[What the exercise asks]:
Return the material word for word. Do not include the pictures.

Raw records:
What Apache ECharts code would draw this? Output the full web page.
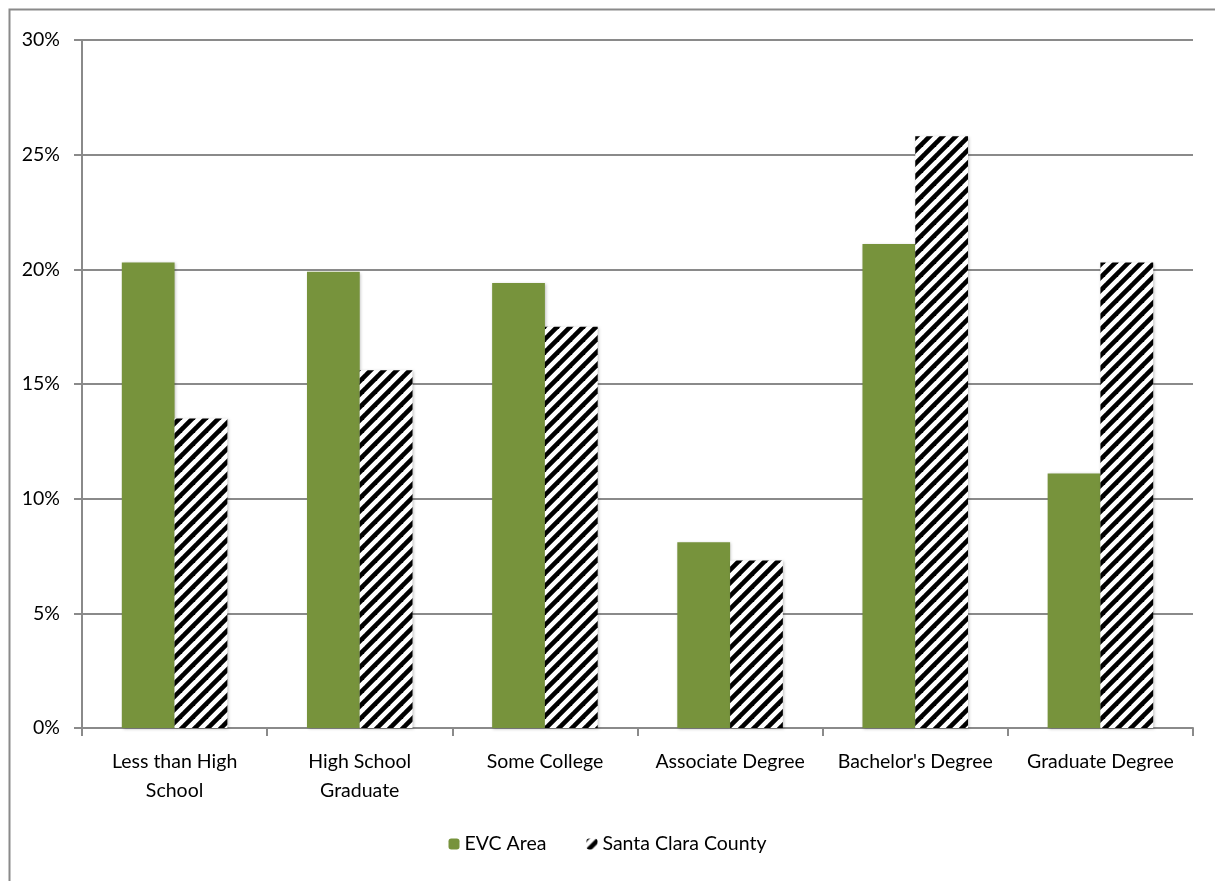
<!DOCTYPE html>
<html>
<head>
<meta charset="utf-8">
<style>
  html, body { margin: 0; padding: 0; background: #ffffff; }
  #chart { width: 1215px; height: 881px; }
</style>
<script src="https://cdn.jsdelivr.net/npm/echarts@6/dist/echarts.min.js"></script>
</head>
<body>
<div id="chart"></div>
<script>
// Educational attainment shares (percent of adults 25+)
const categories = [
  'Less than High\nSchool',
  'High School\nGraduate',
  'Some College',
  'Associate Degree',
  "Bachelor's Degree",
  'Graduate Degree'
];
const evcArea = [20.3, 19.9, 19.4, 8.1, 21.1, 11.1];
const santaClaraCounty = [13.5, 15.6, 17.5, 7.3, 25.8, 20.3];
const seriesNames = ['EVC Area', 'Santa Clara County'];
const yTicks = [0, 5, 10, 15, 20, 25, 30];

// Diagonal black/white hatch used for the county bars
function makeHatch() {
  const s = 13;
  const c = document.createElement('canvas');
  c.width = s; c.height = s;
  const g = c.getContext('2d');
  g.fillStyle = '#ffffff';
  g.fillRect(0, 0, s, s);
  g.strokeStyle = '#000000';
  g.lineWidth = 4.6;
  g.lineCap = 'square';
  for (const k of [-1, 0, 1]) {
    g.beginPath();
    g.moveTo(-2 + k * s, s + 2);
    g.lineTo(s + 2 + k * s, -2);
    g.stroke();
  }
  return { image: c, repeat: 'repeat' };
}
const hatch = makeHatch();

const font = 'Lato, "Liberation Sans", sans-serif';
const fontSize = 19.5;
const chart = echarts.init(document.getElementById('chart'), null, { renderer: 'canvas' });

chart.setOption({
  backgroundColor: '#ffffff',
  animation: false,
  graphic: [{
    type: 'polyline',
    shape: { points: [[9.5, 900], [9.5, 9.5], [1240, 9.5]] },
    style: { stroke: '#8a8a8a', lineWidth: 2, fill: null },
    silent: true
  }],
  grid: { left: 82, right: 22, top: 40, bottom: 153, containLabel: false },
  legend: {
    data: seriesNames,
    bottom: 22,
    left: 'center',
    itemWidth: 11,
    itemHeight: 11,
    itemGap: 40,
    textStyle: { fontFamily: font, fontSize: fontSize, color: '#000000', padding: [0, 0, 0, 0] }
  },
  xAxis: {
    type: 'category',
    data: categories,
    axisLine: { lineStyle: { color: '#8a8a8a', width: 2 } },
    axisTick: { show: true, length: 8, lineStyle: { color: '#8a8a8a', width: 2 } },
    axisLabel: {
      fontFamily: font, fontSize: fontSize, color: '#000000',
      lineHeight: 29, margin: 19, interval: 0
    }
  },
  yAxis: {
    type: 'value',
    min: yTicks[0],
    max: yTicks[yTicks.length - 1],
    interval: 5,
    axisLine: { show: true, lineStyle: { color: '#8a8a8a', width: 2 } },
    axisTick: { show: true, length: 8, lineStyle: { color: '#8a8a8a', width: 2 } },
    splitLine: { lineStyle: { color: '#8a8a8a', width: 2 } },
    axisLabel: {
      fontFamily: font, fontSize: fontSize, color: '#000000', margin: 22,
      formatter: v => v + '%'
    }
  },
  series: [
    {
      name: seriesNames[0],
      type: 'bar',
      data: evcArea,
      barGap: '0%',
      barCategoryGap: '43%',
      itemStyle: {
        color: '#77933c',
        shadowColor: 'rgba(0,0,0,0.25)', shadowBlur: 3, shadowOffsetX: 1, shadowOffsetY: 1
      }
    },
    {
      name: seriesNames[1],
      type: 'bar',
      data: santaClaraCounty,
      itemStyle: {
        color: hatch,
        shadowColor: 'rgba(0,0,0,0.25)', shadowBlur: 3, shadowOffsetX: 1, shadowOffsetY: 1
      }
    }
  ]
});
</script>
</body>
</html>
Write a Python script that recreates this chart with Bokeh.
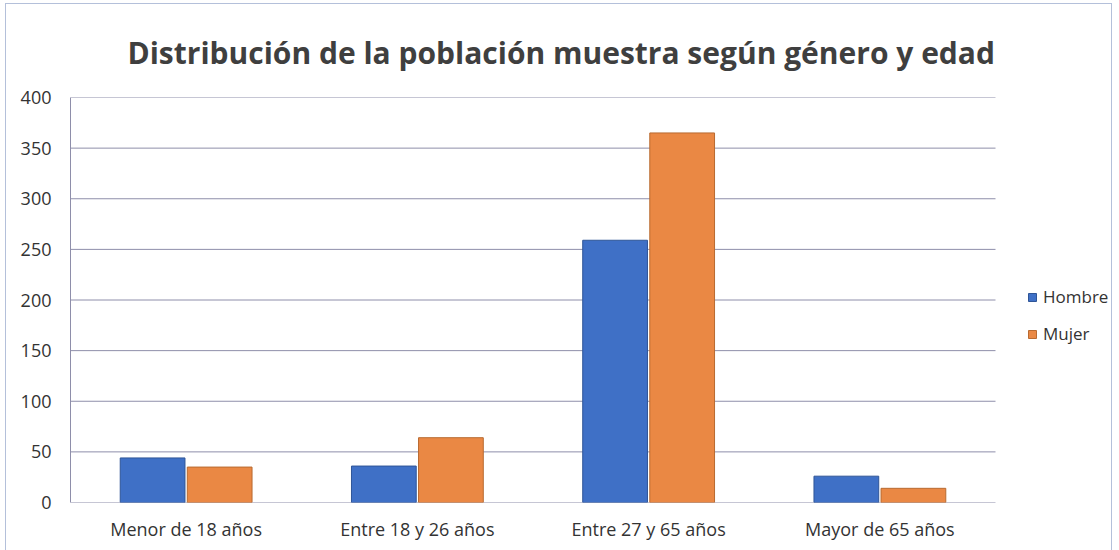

[Solution to this task]:
What Apache ECharts code would draw this? Output the full web page.
<!DOCTYPE html>
<html>
<head>
<meta charset="utf-8">
<style>
  html, body { margin: 0; padding: 0; background: #ffffff; }
  #chart { width: 1215px; height: 881px; }
</style>
<script src="https://cdn.jsdelivr.net/npm/echarts@6/dist/echarts.min.js"></script>
</head>
<body>
<div id="chart"></div>
<script>
// Educational attainment shares (percent of adults 25+)
const categories = [
  'Less than High\nSchool',
  'High School\nGraduate',
  'Some College',
  'Associate Degree',
  "Bachelor's Degree",
  'Graduate Degree'
];
const evcArea = [20.3, 19.9, 19.4, 8.1, 21.1, 11.1];
const santaClaraCounty = [13.5, 15.6, 17.5, 7.3, 25.8, 20.3];
const seriesNames = ['EVC Area', 'Santa Clara County'];
const yTicks = [0, 5, 10, 15, 20, 25, 30];

// Diagonal black/white hatch used for the county bars
function makeHatch() {
  const s = 13;
  const c = document.createElement('canvas');
  c.width = s; c.height = s;
  const g = c.getContext('2d');
  g.fillStyle = '#ffffff';
  g.fillRect(0, 0, s, s);
  g.strokeStyle = '#000000';
  g.lineWidth = 4.6;
  g.lineCap = 'square';
  for (const k of [-1, 0, 1]) {
    g.beginPath();
    g.moveTo(-2 + k * s, s + 2);
    g.lineTo(s + 2 + k * s, -2);
    g.stroke();
  }
  return { image: c, repeat: 'repeat' };
}
const hatch = makeHatch();

const font = 'Lato, "Liberation Sans", sans-serif';
const fontSize = 19.5;
const chart = echarts.init(document.getElementById('chart'), null, { renderer: 'canvas' });

chart.setOption({
  backgroundColor: '#ffffff',
  animation: false,
  graphic: [{
    type: 'polyline',
    shape: { points: [[9.5, 900], [9.5, 9.5], [1240, 9.5]] },
    style: { stroke: '#8a8a8a', lineWidth: 2, fill: null },
    silent: true
  }],
  grid: { left: 82, right: 22, top: 40, bottom: 153, containLabel: false },
  legend: {
    data: seriesNames,
    bottom: 22,
    left: 'center',
    itemWidth: 11,
    itemHeight: 11,
    itemGap: 40,
    textStyle: { fontFamily: font, fontSize: fontSize, color: '#000000', padding: [0, 0, 0, 0] }
  },
  xAxis: {
    type: 'category',
    data: categories,
    axisLine: { lineStyle: { color: '#8a8a8a', width: 2 } },
    axisTick: { show: true, length: 8, lineStyle: { color: '#8a8a8a', width: 2 } },
    axisLabel: {
      fontFamily: font, fontSize: fontSize, color: '#000000',
      lineHeight: 29, margin: 19, interval: 0
    }
  },
  yAxis: {
    type: 'value',
    min: yTicks[0],
    max: yTicks[yTicks.length - 1],
    interval: 5,
    axisLine: { show: true, lineStyle: { color: '#8a8a8a', width: 2 } },
    axisTick: { show: true, length: 8, lineStyle: { color: '#8a8a8a', width: 2 } },
    splitLine: { lineStyle: { color: '#8a8a8a', width: 2 } },
    axisLabel: {
      fontFamily: font, fontSize: fontSize, color: '#000000', margin: 22,
      formatter: v => v + '%'
    }
  },
  series: [
    {
      name: seriesNames[0],
      type: 'bar',
      data: evcArea,
      barGap: '0%',
      barCategoryGap: '43%',
      itemStyle: {
        color: '#77933c',
        shadowColor: 'rgba(0,0,0,0.25)', shadowBlur: 3, shadowOffsetX: 1, shadowOffsetY: 1
      }
    },
    {
      name: seriesNames[1],
      type: 'bar',
      data: santaClaraCounty,
      itemStyle: {
        color: hatch,
        shadowColor: 'rgba(0,0,0,0.25)', shadowBlur: 3, shadowOffsetX: 1, shadowOffsetY: 1
      }
    }
  ]
});
</script>
</body>
</html>
Write a Python script that recreates this chart with Bokeh.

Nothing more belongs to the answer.